CN International Service North American scheme (December 2013, near Donahue Bridge, Sarnia). Who remembers this scheme on CN and CP international service cars? I used to see them all the time but was shocked to see on back in 2013.

 Burlington Northern (October 2016, Sarnia Yard). Thankfully, BN cars are still pretty common. I have always thought BN was one of the coolest looking railways. I loved the logo and the colour scheme. Much better than the ultra modern BNSF Great Northern knock-off look.

Southern Railway (October 2016, Strathroy Subdivision, Sarnia). How many railways put as much thought into their advertising than the Southern? These cars are still around, but I found they have dwindled in recent years.

Chicago & Northwestern (April 2014, Smiths Falls Sub, Ottawa). I love coming across cars where the heritage is literally bleeding through, despite efforts to repatch.
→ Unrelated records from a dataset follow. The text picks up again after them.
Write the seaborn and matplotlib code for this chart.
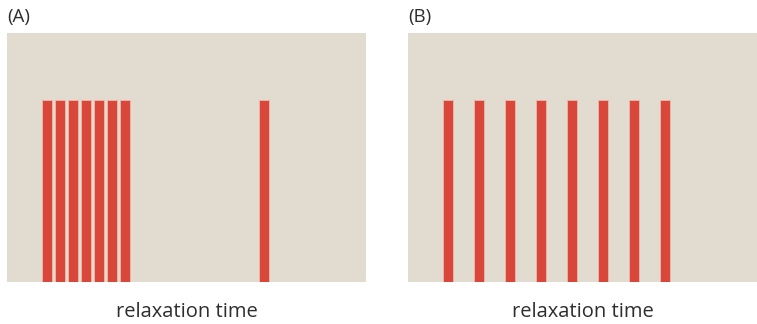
import matplotlib
matplotlib.use("Agg")
import matplotlib.pyplot as plt
import pandas as pd
import seaborn as sns

# Relaxation times of the individual modes (arbitrary units)
times_a = [4.0, 5.3, 6.6, 7.9, 9.2, 10.5, 11.8, 25.7]
times_b = [4.0, 7.1, 10.2, 13.3, 16.4, 19.5, 22.6, 25.7]
weight_a = [1, 1, 1, 1, 1, 1, 1, 1]
weight_b = [1, 1, 1, 1, 1, 1, 1, 1]
panel_labels = ["(A)", "(B)"]
axis_label = "relaxation time"

BG = "#E2DBD0"
BAR = "#D9463A"
EDGE = "#EDB8AC"
INK = "#2E2E2E"

sns.set_theme(style="white")
plt.rcParams["font.family"] = ["Open Sans", "DejaVu Sans"]

W, H = 757, 324
fig = plt.figure(figsize=(W / 100, H / 100), dpi=100)

# axes boxes in pixels: left, right, top, bottom
boxes = [(7, 366, 33, 282), (408, 757, 33, 282)]
xmax = [35.9, 34.9]
bar_w = [1.0 / 1.3, 1.0 / 3.1]
data = [(times_a, weight_a), (times_b, weight_b)]

for i, ((l, r, t, b), (tx, wy)) in enumerate(zip(boxes, data)):
    ax = fig.add_axes([l / W, 1 - b / H, (r - l) / W, (b - t) / H])
    ax.set_facecolor(BG)
    df = pd.DataFrame({"time": tx, "weight": wy})
    sns.barplot(data=df, x="time", y="weight", native_scale=True,
                width=bar_w[i], color=BAR, saturation=1, edgecolor=EDGE,
                linewidth=0.6, errorbar=None, ax=ax)
    ax.set_xlim(0, xmax[i])
    ax.set_ylim(0, 1.0 / 0.731)
    ax.set_xticks([])
    ax.set_yticks([])
    ax.set_xlabel("")
    ax.set_ylabel("")
    for s in ax.spines.values():
        s.set_visible(False)
    fig.text(l / W, 1 - 17 / H, panel_labels[i], fontsize=13.5,
             color=INK, ha="left", va="center")
    fig.text((l + r) / 2 / W, 1 - 312 / H, axis_label, fontsize=14.5,
             color=INK, ha="center", va="center")

fig.savefig("out.png", dpi=100, facecolor="white")
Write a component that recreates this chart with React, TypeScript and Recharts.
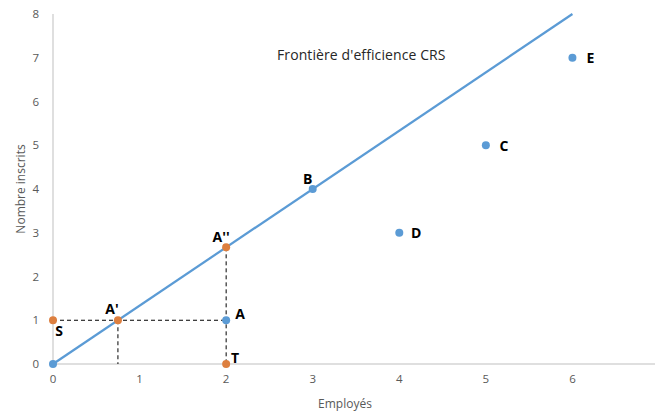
import React from 'react';
import { ComposedChart, Scatter, XAxis, YAxis, Label } from 'recharts';

const xTicks = [0, 1, 2, 3, 4, 5, 6, 7];
const yTicks = [0, 1, 2, 3, 4, 5, 6, 7, 8];

const frontier = [
  { x: 0, y: 0 },
  { x: 6, y: 8 },
];

const bluePoints = [
  { x: 0, y: 0, name: '' },
  { x: 3, y: 4, name: 'B' },
  { x: 2, y: 1, name: 'A' },
  { x: 4, y: 3, name: 'D' },
  { x: 5, y: 5, name: 'C' },
  { x: 6, y: 7, name: 'E' },
];

const orangePoints = [
  { x: 0, y: 1, name: 'S' },
  { x: 0.75, y: 1, name: "A'" },
  { x: 2, y: 8 / 3, name: "A''" },
  { x: 2, y: 0, name: 'T' },
];

const dashH = [
  { x: 0, y: 1 },
  { x: 2, y: 1 },
];
const dashV1 = [
  { x: 0.75, y: 1 },
  { x: 0.75, y: 0 },
];
const dashV2 = [
  { x: 2, y: 8 / 3 },
  { x: 2, y: 0 },
];

const titleText = "Frontière d'efficience CRS";

// label offsets (style) relative to point centre
const labelOffsets: Record<string, [number, number]> = {
  B: [-5, -11],
  "A''": [-5, -11],
  "A'": [-6, -12],
  A: [14, -7],
  S: [6, 10],
  T: [9, -7],
  D: [17, 0],
  C: [18, 0],
  E: [18, 0],
};

const BLUE = '#5b9bd5';
const ORANGE = '#dd7f3f';

const makeShape = (color: string) => (props: any) => {
  const { cx, cy, payload } = props;
  const name = payload?.name || '';
  const off = labelOffsets[name] || [0, 0];
  return (
    <g>
      <circle cx={cx} cy={cy} r={4} fill={color} />
      {name ? (
        <text
          x={cx + off[0]}
          y={cy + off[1]}
          textAnchor="middle"
          dominantBaseline="central"
          fontFamily="'Open Sans', sans-serif"
          fontWeight="bold"
          fontSize={14}
          fill="#000"
        >
          {name}
        </text>
      ) : null}
    </g>
  );
};

const emptyShape = () => <g />;

const tickStyle = { fontFamily: "'Open Sans', sans-serif", fontSize: 11.5, fill: '#595959' };

export default function App() {
  return (
    <div
      style={{
        position: 'absolute',
        left: 0,
        top: 0,
        width: 655,
        height: 416,
        overflow: 'hidden',
        background: '#fff',
      }}
    >
      <ComposedChart
        width={680}
        height={416}
        margin={{ top: 14, right: 21, bottom: 22, left: 13 }}
      >
        <XAxis
          type="number"
          dataKey="x"
          domain={[0, 7]}
          ticks={xTicks}
          axisLine={{ stroke: '#bfbfbf' }}
          tickLine={false}
          tickMargin={5}
          height={30}
          tick={tickStyle}
        >
          <Label
            value="Employés"
            position="insideBottom"
            offset={-14}
            dx={-11}
            style={{ fontFamily: "'Open Sans', sans-serif", fontSize: 12, fill: '#595959' }}
          />
        </XAxis>
        <YAxis
          type="number"
          dataKey="y"
          domain={[0, 8]}
          ticks={yTicks}
          axisLine={{ stroke: '#bfbfbf' }}
          tickLine={false}
          tickMargin={8}
          width={40}
          tick={tickStyle}
        >
          <Label
            value="Nombre inscrits"
            angle={-90}
            position="insideLeft"
            offset={8}
            style={{ textAnchor: 'middle', fontFamily: "'Open Sans', sans-serif", fontSize: 12, fill: '#595959' }}
          />
        </YAxis>
        <Scatter
          data={dashH}
          line={{ stroke: '#000', strokeWidth: 1, strokeDasharray: '4 3' }}
          shape={emptyShape}
          isAnimationActive={false}
        />
        <Scatter
          data={dashV1}
          line={{ stroke: '#000', strokeWidth: 1, strokeDasharray: '4 3' }}
          shape={emptyShape}
          isAnimationActive={false}
        />
        <Scatter
          data={dashV2}
          line={{ stroke: '#000', strokeWidth: 1, strokeDasharray: '4 3' }}
          shape={emptyShape}
          isAnimationActive={false}
        />
        <Scatter
          data={frontier}
          line={{ stroke: BLUE, strokeWidth: 2.25 }}
          shape={emptyShape}
          isAnimationActive={false}
        />
        <Scatter data={bluePoints} shape={makeShape(BLUE)} isAnimationActive={false} />
        <Scatter data={orangePoints} shape={makeShape(ORANGE)} isAnimationActive={false} />
      </ComposedChart>
      <div
        style={{
          position: 'absolute',
          left: 277,
          top: 45,
          fontFamily: "'Open Sans', sans-serif",
          fontSize: 14,
          color: '#262626',
          whiteSpace: 'nowrap',
          lineHeight: '20px',
          letterSpacing: '0.1px',
        }}
      >
        {titleText}
      </div>
    </div>
  );
}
Soo Line (June 2014, Twin Elm, Ontario). The Soo is still a common site, given its longstanding association and integration in the Canadian Pacific system. Still, it's a railway with a colourful history that is starting to fade. How any Soo-painted units are left out there? How many Soo hoppers are left with the wheat sheaf on the side?

These are just a few examples of some of the rail history I have caught trackside over the years. On the surface, there is nothing fancy about these pictures on their own, but I think they collectively tell a fascinating story. Things weren't always like they are today. I'm not saying it was better trackside thirty years ago (okay I might be, but I don't want to sound like a grumpy old man), but it was different. And that's a story worth telling. Who can say what railways will look like in another few decades? Given how much change we've seen even in the last ten years, it seems like snapping a few mundane shots of rolling stock is a worthy exercise.


Eric said...

Michael - Speaking of grumpy...Eric here. Excellent take on the subject of rolling stock for RSAS Session II. Your history angle is an important one. Those logos do show the progression of consolidation over the last few decades. Even the North American leasing logo was an indication of things to come - not only in the fleet progression towards covered hoppers and tanks - but also the shift to private ownership away from railway ownership.

Even a given piece or class of rolling stock can show 'history'. That CP boxcar has had roof-level vents added to allow the shipping of 'wet' paper products. This shows the railway making efforts to have their rolling stock fleet match changing customer demand, and the evolution of new lading over time.

Rolling stock has also provided a rolling billboard on which a company's products can be advertised. SCLAIR is a great example. (Person stuck at crossing "Hey, I wonder if there are any new resins for sale by DuPont?")

All those cars you chose are indeed historic, indeed photographable and indeed reinforce the importance of rolling stock photography. Hey, perhaps all blogs should just show rolling stock photos!! (Nah, that would be boring.)

Thanks for posting and have a great weekend!

Canadian Train Geek said...

Seeing these "fallen flags" or previous schemes leads to curiosity which can lead to research... always a good thing.

Out of your photos, I see mostly CNW and SOO and a few Southerns around here. I have yet to see a Sclair but I hope to, someday. I guess I'll have to go to Ontario.. :)

Michael said...

Thanks for reminding me of the modifications to the CP Rail boxcar, Eric. I meant to mention them in the post, but I obviously left that out. Good to know what it was I was looking at, since I wasn't sure. It's funny you mention Ontario, Steve. I see Western Canada as the gold standard for railfanning myself. I guess it's all a matter of perspective.

Chris vanderHeide said...

Those "North American" hoppers were leased from North American Car Co. and that's that company's logo on the car. NACC's lease fleet later became part of GE Capital.